§ Instruction
Quote every line of the data below as it stands, omitting pictures.

>> START

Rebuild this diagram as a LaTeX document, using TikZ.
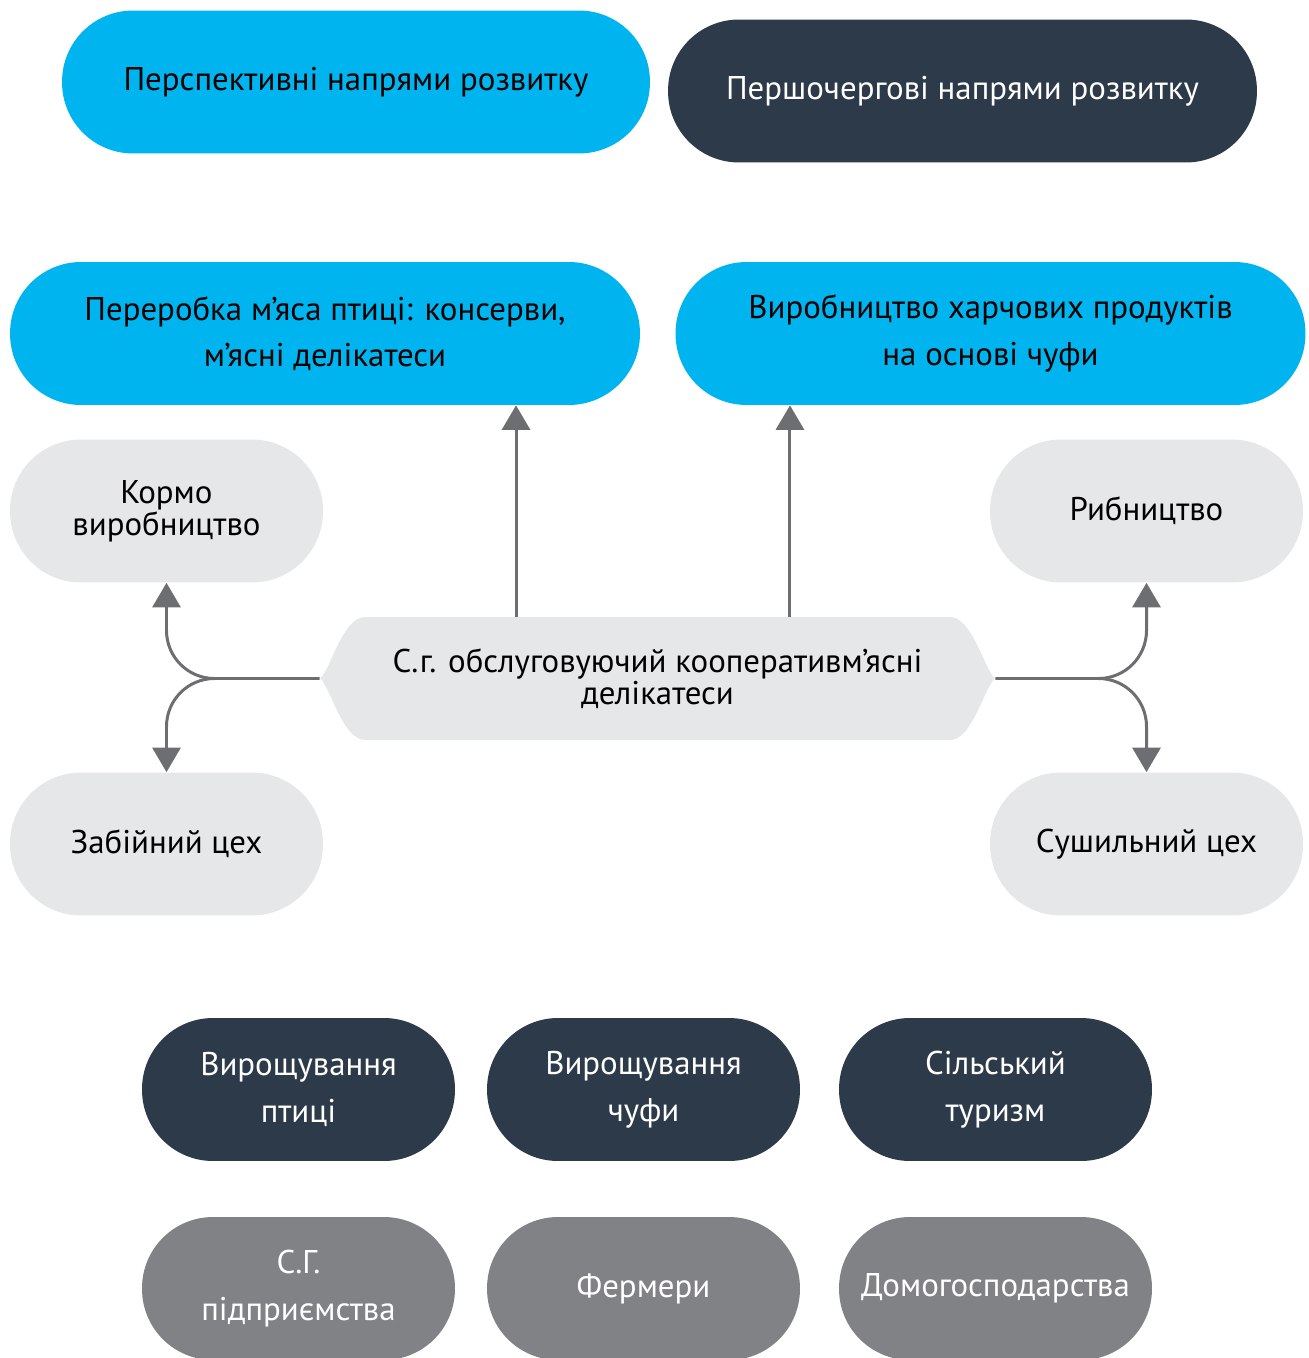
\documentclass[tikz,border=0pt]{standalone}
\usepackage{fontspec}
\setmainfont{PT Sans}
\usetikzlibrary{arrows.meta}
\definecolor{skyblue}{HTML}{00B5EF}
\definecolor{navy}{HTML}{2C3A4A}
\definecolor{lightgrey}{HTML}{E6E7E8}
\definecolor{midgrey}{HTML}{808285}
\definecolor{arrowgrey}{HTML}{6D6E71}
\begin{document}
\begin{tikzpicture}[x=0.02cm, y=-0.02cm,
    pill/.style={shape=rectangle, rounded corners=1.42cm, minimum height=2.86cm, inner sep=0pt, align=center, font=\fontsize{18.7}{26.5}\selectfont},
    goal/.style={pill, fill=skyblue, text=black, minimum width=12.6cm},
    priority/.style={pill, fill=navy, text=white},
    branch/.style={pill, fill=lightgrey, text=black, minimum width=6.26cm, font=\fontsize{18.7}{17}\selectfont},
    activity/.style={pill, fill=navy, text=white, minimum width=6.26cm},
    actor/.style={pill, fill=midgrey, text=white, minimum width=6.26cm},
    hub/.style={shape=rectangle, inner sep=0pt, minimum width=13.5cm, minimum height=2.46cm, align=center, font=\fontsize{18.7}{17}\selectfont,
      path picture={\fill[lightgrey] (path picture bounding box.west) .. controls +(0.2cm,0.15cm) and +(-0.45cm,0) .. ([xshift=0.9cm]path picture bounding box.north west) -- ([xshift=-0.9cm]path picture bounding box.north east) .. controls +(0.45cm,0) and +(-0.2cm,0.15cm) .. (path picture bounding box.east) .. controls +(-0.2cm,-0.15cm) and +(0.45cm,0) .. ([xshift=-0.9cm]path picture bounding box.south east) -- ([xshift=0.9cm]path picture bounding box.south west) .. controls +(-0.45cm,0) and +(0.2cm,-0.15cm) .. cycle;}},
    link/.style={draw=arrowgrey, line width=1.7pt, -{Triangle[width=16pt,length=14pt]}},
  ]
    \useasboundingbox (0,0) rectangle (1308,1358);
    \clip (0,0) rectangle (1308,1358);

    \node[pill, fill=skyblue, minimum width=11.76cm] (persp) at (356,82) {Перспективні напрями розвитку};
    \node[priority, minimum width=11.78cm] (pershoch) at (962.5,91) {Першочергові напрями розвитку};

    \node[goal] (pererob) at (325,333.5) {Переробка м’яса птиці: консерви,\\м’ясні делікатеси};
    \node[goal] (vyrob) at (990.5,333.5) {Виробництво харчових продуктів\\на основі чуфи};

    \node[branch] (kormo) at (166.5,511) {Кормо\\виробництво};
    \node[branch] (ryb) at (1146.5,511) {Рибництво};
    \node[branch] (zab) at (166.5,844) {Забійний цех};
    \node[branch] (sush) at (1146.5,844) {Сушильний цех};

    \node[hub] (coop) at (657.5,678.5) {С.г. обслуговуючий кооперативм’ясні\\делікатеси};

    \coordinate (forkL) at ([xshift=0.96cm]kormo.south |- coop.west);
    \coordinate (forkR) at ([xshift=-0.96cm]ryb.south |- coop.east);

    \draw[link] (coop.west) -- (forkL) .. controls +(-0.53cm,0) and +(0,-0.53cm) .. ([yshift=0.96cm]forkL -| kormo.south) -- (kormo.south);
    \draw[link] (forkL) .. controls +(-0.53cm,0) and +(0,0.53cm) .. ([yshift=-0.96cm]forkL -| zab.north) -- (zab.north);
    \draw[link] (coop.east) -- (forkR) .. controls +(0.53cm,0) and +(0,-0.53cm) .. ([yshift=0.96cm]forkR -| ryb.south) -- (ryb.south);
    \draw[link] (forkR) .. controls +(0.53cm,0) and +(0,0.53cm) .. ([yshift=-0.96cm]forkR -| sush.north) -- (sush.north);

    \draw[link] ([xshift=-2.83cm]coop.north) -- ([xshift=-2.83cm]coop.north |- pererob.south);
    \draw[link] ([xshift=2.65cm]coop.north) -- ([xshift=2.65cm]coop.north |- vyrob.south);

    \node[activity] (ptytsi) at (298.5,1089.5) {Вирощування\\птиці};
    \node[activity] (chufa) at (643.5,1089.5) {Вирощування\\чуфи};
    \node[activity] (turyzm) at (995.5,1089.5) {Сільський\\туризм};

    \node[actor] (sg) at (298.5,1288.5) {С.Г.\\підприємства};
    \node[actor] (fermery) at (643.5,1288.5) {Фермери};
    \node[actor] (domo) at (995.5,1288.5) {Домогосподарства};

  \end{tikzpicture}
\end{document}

>> END

§ Exercise solution
Rebuild this diagram as a LaTeX document, using TikZ.
\documentclass[tikz,border=0pt]{standalone}
\usepackage{fontspec}
\setmainfont{PT Sans}
\usetikzlibrary{arrows.meta}
\definecolor{skyblue}{HTML}{00B5EF}
\definecolor{navy}{HTML}{2C3A4A}
\definecolor{lightgrey}{HTML}{E6E7E8}
\definecolor{midgrey}{HTML}{808285}
\definecolor{arrowgrey}{HTML}{6D6E71}
\begin{document}
\begin{tikzpicture}[x=0.02cm, y=-0.02cm,
    pill/.style={shape=rectangle, rounded corners=1.42cm, minimum height=2.86cm, inner sep=0pt, align=center, font=\fontsize{18.7}{26.5}\selectfont},
    goal/.style={pill, fill=skyblue, text=black, minimum width=12.6cm},
    priority/.style={pill, fill=navy, text=white},
    branch/.style={pill, fill=lightgrey, text=black, minimum width=6.26cm, font=\fontsize{18.7}{17}\selectfont},
    activity/.style={pill, fill=navy, text=white, minimum width=6.26cm},
    actor/.style={pill, fill=midgrey, text=white, minimum width=6.26cm},
    hub/.style={shape=rectangle, inner sep=0pt, minimum width=13.5cm, minimum height=2.46cm, align=center, font=\fontsize{18.7}{17}\selectfont,
      path picture={\fill[lightgrey] (path picture bounding box.west) .. controls +(0.2cm,0.15cm) and +(-0.45cm,0) .. ([xshift=0.9cm]path picture bounding box.north west) -- ([xshift=-0.9cm]path picture bounding box.north east) .. controls +(0.45cm,0) and +(-0.2cm,0.15cm) .. (path picture bounding box.east) .. controls +(-0.2cm,-0.15cm) and +(0.45cm,0) .. ([xshift=-0.9cm]path picture bounding box.south east) -- ([xshift=0.9cm]path picture bounding box.south west) .. controls +(-0.45cm,0) and +(0.2cm,-0.15cm) .. cycle;}},
    link/.style={draw=arrowgrey, line width=1.7pt, -{Triangle[width=16pt,length=14pt]}},
  ]
    \useasboundingbox (0,0) rectangle (1308,1358);
    \clip (0,0) rectangle (1308,1358);

    \node[pill, fill=skyblue, minimum width=11.76cm] (persp) at (356,82) {Перспективні напрями розвитку};
    \node[priority, minimum width=11.78cm] (pershoch) at (962.5,91) {Першочергові напрями розвитку};

    \node[goal] (pererob) at (325,333.5) {Переробка м’яса птиці: консерви,\\м’ясні делікатеси};
    \node[goal] (vyrob) at (990.5,333.5) {Виробництво харчових продуктів\\на основі чуфи};

    \node[branch] (kormo) at (166.5,511) {Кормо\\виробництво};
    \node[branch] (ryb) at (1146.5,511) {Рибництво};
    \node[branch] (zab) at (166.5,844) {Забійний цех};
    \node[branch] (sush) at (1146.5,844) {Сушильний цех};

    \node[hub] (coop) at (657.5,678.5) {С.г. обслуговуючий кооперативм’ясні\\делікатеси};

    \coordinate (forkL) at ([xshift=0.96cm]kormo.south |- coop.west);
    \coordinate (forkR) at ([xshift=-0.96cm]ryb.south |- coop.east);

    \draw[link] (coop.west) -- (forkL) .. controls +(-0.53cm,0) and +(0,-0.53cm) .. ([yshift=0.96cm]forkL -| kormo.south) -- (kormo.south);
    \draw[link] (forkL) .. controls +(-0.53cm,0) and +(0,0.53cm) .. ([yshift=-0.96cm]forkL -| zab.north) -- (zab.north);
    \draw[link] (coop.east) -- (forkR) .. controls +(0.53cm,0) and +(0,-0.53cm) .. ([yshift=0.96cm]forkR -| ryb.south) -- (ryb.south);
    \draw[link] (forkR) .. controls +(0.53cm,0) and +(0,0.53cm) .. ([yshift=-0.96cm]forkR -| sush.north) -- (sush.north);

    \draw[link] ([xshift=-2.83cm]coop.north) -- ([xshift=-2.83cm]coop.north |- pererob.south);
    \draw[link] ([xshift=2.65cm]coop.north) -- ([xshift=2.65cm]coop.north |- vyrob.south);

    \node[activity] (ptytsi) at (298.5,1089.5) {Вирощування\\птиці};
    \node[activity] (chufa) at (643.5,1089.5) {Вирощування\\чуфи};
    \node[activity] (turyzm) at (995.5,1089.5) {Сільський\\туризм};

    \node[actor] (sg) at (298.5,1288.5) {С.Г.\\підприємства};
    \node[actor] (fermery) at (643.5,1288.5) {Фермери};
    \node[actor] (domo) at (995.5,1288.5) {Домогосподарства};

  \end{tikzpicture}
\end{document}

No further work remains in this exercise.